▶ [Short task] Output the first line of the listing and each line after it, up to and including the line that contains "(0,0) rectangle (1301,695);", exactly as written, minus the pictures.

-=-=-=-=-

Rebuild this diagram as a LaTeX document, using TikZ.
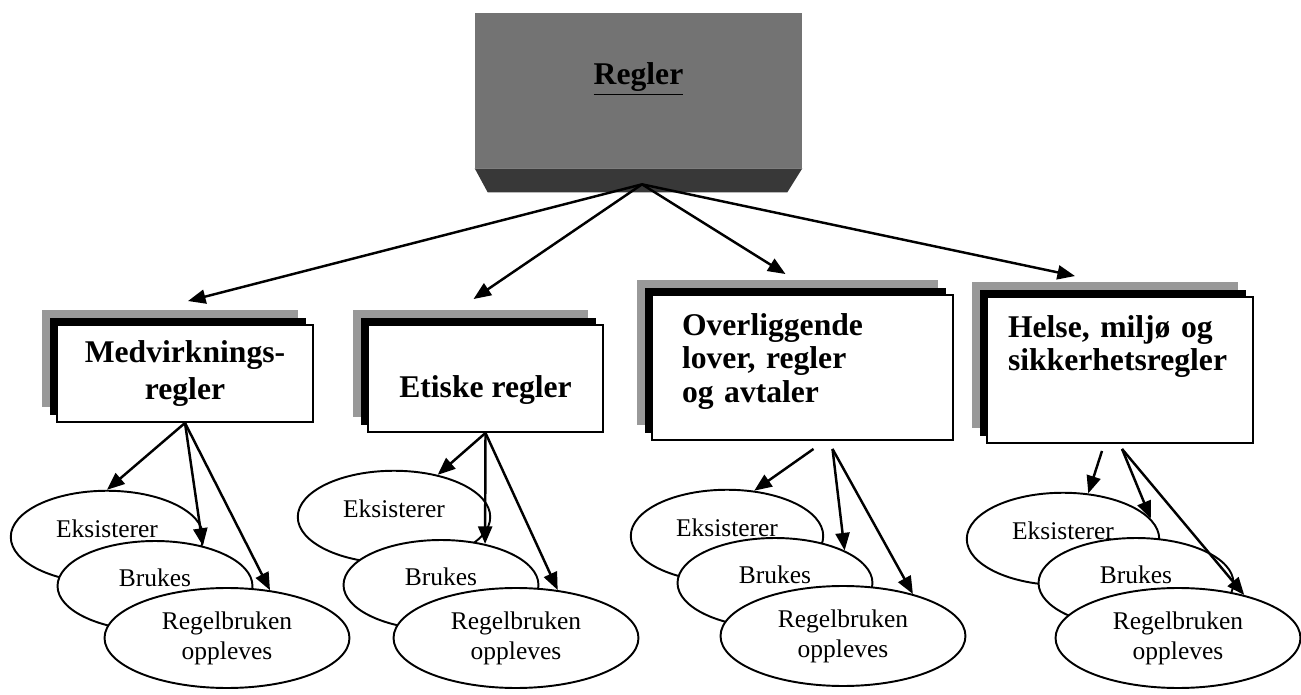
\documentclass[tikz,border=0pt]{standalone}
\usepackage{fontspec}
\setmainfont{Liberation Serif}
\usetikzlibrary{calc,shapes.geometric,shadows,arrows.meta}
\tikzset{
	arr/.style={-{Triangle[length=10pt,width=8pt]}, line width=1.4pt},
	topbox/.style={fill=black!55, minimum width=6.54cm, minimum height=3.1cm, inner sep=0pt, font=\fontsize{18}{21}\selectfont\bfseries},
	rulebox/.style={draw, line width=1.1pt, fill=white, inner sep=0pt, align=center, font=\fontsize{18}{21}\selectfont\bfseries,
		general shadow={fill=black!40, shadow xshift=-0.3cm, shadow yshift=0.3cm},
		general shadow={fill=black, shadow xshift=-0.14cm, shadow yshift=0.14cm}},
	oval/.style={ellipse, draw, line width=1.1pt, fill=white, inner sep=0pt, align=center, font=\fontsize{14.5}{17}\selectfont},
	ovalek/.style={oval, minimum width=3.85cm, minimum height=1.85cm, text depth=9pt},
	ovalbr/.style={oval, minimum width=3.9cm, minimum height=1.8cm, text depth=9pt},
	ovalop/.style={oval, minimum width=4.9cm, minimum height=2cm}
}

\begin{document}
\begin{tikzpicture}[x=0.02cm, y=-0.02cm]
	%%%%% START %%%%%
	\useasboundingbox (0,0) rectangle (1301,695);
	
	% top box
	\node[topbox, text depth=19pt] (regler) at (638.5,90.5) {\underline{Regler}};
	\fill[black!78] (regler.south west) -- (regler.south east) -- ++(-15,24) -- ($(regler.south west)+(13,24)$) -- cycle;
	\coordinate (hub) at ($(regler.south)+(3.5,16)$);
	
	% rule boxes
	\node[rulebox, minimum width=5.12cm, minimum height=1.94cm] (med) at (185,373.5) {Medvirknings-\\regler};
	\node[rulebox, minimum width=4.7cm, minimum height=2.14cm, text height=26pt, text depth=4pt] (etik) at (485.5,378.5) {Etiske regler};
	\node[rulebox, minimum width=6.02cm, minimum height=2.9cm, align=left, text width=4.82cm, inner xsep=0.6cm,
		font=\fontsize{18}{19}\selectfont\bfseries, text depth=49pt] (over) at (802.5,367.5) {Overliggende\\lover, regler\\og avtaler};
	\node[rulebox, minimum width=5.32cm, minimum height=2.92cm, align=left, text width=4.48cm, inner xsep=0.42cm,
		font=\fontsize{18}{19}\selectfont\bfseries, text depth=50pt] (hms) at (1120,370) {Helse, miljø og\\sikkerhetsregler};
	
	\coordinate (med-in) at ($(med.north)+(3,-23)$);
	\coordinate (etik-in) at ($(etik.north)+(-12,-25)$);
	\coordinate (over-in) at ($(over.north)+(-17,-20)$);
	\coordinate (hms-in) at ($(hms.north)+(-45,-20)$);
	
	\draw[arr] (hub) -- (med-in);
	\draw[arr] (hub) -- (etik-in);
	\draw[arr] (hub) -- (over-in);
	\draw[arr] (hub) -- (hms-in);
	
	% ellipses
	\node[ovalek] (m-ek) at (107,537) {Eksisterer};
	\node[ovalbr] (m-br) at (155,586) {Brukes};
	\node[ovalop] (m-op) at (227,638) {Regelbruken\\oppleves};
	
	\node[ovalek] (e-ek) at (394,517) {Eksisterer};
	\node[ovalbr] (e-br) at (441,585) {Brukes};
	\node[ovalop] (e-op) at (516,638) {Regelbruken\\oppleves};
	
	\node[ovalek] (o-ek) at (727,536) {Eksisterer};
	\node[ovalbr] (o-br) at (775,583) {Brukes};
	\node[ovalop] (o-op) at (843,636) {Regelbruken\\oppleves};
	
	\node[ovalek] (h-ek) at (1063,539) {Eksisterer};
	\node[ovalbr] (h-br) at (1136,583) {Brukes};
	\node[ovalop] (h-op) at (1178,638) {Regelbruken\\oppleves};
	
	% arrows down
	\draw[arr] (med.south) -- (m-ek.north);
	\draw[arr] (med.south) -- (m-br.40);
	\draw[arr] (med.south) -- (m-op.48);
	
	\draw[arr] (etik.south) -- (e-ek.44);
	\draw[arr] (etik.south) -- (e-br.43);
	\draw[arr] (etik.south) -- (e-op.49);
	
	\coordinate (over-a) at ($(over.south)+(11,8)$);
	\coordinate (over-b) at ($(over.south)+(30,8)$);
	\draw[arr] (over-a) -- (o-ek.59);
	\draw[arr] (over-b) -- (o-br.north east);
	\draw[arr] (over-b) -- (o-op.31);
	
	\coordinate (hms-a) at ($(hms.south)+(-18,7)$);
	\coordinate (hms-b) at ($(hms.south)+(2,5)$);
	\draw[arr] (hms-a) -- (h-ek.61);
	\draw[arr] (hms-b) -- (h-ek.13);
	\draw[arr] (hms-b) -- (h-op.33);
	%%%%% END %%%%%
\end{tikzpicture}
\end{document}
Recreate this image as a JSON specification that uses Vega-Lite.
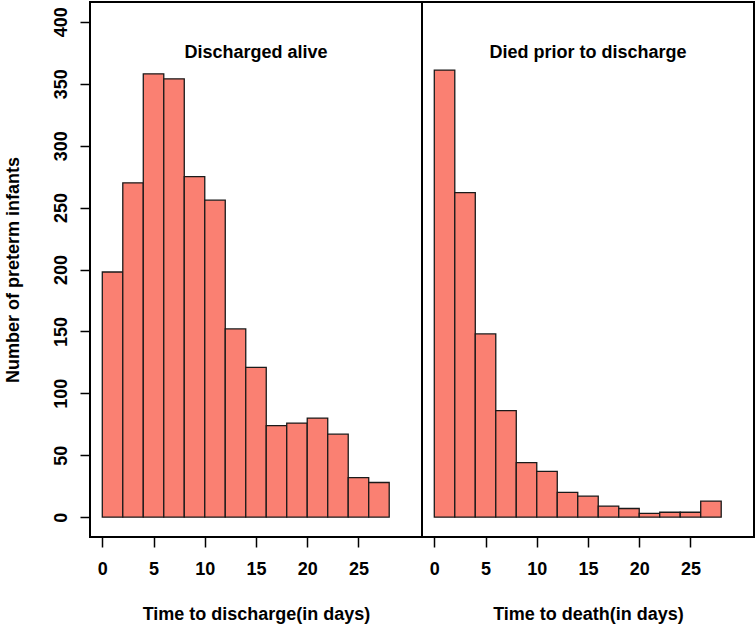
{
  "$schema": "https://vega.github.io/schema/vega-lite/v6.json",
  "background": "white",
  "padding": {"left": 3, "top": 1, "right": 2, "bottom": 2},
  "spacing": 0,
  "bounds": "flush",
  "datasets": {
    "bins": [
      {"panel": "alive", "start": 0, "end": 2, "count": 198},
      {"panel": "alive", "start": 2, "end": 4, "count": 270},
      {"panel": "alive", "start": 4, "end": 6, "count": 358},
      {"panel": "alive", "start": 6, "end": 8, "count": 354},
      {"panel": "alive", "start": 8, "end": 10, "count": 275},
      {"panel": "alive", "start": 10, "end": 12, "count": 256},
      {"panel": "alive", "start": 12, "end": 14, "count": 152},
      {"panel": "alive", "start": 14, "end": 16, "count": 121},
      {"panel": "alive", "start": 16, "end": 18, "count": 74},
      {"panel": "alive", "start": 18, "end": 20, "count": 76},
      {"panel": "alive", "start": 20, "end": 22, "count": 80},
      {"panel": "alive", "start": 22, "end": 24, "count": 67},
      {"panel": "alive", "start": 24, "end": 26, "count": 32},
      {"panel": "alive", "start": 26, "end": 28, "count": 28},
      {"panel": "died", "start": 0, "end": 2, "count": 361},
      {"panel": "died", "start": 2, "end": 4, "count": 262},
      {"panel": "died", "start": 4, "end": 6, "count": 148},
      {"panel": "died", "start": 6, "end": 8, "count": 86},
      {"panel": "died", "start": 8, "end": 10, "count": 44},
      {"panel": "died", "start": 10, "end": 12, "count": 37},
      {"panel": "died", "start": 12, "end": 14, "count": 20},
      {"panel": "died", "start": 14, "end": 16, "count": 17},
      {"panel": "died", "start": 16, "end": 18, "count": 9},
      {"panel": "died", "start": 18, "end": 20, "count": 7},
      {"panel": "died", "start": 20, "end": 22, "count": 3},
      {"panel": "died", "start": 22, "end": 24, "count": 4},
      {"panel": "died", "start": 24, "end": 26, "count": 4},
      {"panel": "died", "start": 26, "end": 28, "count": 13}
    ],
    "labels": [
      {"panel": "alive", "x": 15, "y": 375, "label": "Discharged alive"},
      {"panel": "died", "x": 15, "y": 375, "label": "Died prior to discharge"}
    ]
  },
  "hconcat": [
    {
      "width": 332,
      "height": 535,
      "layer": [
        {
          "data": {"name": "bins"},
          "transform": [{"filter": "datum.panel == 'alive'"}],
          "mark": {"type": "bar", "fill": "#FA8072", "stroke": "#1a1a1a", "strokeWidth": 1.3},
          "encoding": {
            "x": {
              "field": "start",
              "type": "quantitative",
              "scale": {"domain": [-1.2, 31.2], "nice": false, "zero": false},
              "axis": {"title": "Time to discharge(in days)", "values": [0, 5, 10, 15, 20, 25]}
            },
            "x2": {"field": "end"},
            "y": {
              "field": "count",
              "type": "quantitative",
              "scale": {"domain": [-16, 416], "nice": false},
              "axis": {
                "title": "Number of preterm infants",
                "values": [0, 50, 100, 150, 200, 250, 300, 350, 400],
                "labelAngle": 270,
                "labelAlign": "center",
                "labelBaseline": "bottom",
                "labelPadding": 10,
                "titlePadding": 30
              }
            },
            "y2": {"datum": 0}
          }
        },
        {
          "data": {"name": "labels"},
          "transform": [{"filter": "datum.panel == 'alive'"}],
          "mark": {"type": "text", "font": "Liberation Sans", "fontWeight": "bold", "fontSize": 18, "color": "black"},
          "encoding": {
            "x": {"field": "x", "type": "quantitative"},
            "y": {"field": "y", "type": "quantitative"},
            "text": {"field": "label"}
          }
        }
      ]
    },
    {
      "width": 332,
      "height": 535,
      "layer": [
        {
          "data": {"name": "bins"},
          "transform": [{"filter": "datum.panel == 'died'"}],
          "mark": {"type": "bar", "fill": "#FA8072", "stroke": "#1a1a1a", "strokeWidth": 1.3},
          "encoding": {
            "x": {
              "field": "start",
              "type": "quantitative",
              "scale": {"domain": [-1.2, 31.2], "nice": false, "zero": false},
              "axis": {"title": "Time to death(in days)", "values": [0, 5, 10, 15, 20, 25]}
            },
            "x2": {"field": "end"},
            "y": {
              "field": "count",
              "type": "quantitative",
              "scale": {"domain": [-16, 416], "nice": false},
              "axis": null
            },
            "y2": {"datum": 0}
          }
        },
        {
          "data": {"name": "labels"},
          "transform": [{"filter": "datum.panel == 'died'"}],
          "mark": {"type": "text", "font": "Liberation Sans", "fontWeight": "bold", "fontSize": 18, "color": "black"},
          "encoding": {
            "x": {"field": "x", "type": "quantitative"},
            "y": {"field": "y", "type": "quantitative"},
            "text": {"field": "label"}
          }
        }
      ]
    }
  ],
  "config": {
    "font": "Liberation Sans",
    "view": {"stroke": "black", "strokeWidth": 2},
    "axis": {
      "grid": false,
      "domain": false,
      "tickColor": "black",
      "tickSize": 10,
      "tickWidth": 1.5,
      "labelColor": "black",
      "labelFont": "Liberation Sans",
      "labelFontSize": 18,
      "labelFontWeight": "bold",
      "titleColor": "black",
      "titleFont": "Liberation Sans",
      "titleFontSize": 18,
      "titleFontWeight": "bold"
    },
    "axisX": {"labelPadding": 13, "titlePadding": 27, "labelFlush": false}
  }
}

-=-=-=-=-

▶ [Response]
Rebuild this diagram as a LaTeX document, using TikZ.
\documentclass[tikz,border=0pt]{standalone}
\usepackage{fontspec}
\setmainfont{Liberation Serif}
\usetikzlibrary{calc,shapes.geometric,shadows,arrows.meta}
\tikzset{
	arr/.style={-{Triangle[length=10pt,width=8pt]}, line width=1.4pt},
	topbox/.style={fill=black!55, minimum width=6.54cm, minimum height=3.1cm, inner sep=0pt, font=\fontsize{18}{21}\selectfont\bfseries},
	rulebox/.style={draw, line width=1.1pt, fill=white, inner sep=0pt, align=center, font=\fontsize{18}{21}\selectfont\bfseries,
		general shadow={fill=black!40, shadow xshift=-0.3cm, shadow yshift=0.3cm},
		general shadow={fill=black, shadow xshift=-0.14cm, shadow yshift=0.14cm}},
	oval/.style={ellipse, draw, line width=1.1pt, fill=white, inner sep=0pt, align=center, font=\fontsize{14.5}{17}\selectfont},
	ovalek/.style={oval, minimum width=3.85cm, minimum height=1.85cm, text depth=9pt},
	ovalbr/.style={oval, minimum width=3.9cm, minimum height=1.8cm, text depth=9pt},
	ovalop/.style={oval, minimum width=4.9cm, minimum height=2cm}
}

\begin{document}
\begin{tikzpicture}[x=0.02cm, y=-0.02cm]
	%%%%% START %%%%%
	\useasboundingbox (0,0) rectangle (1301,695);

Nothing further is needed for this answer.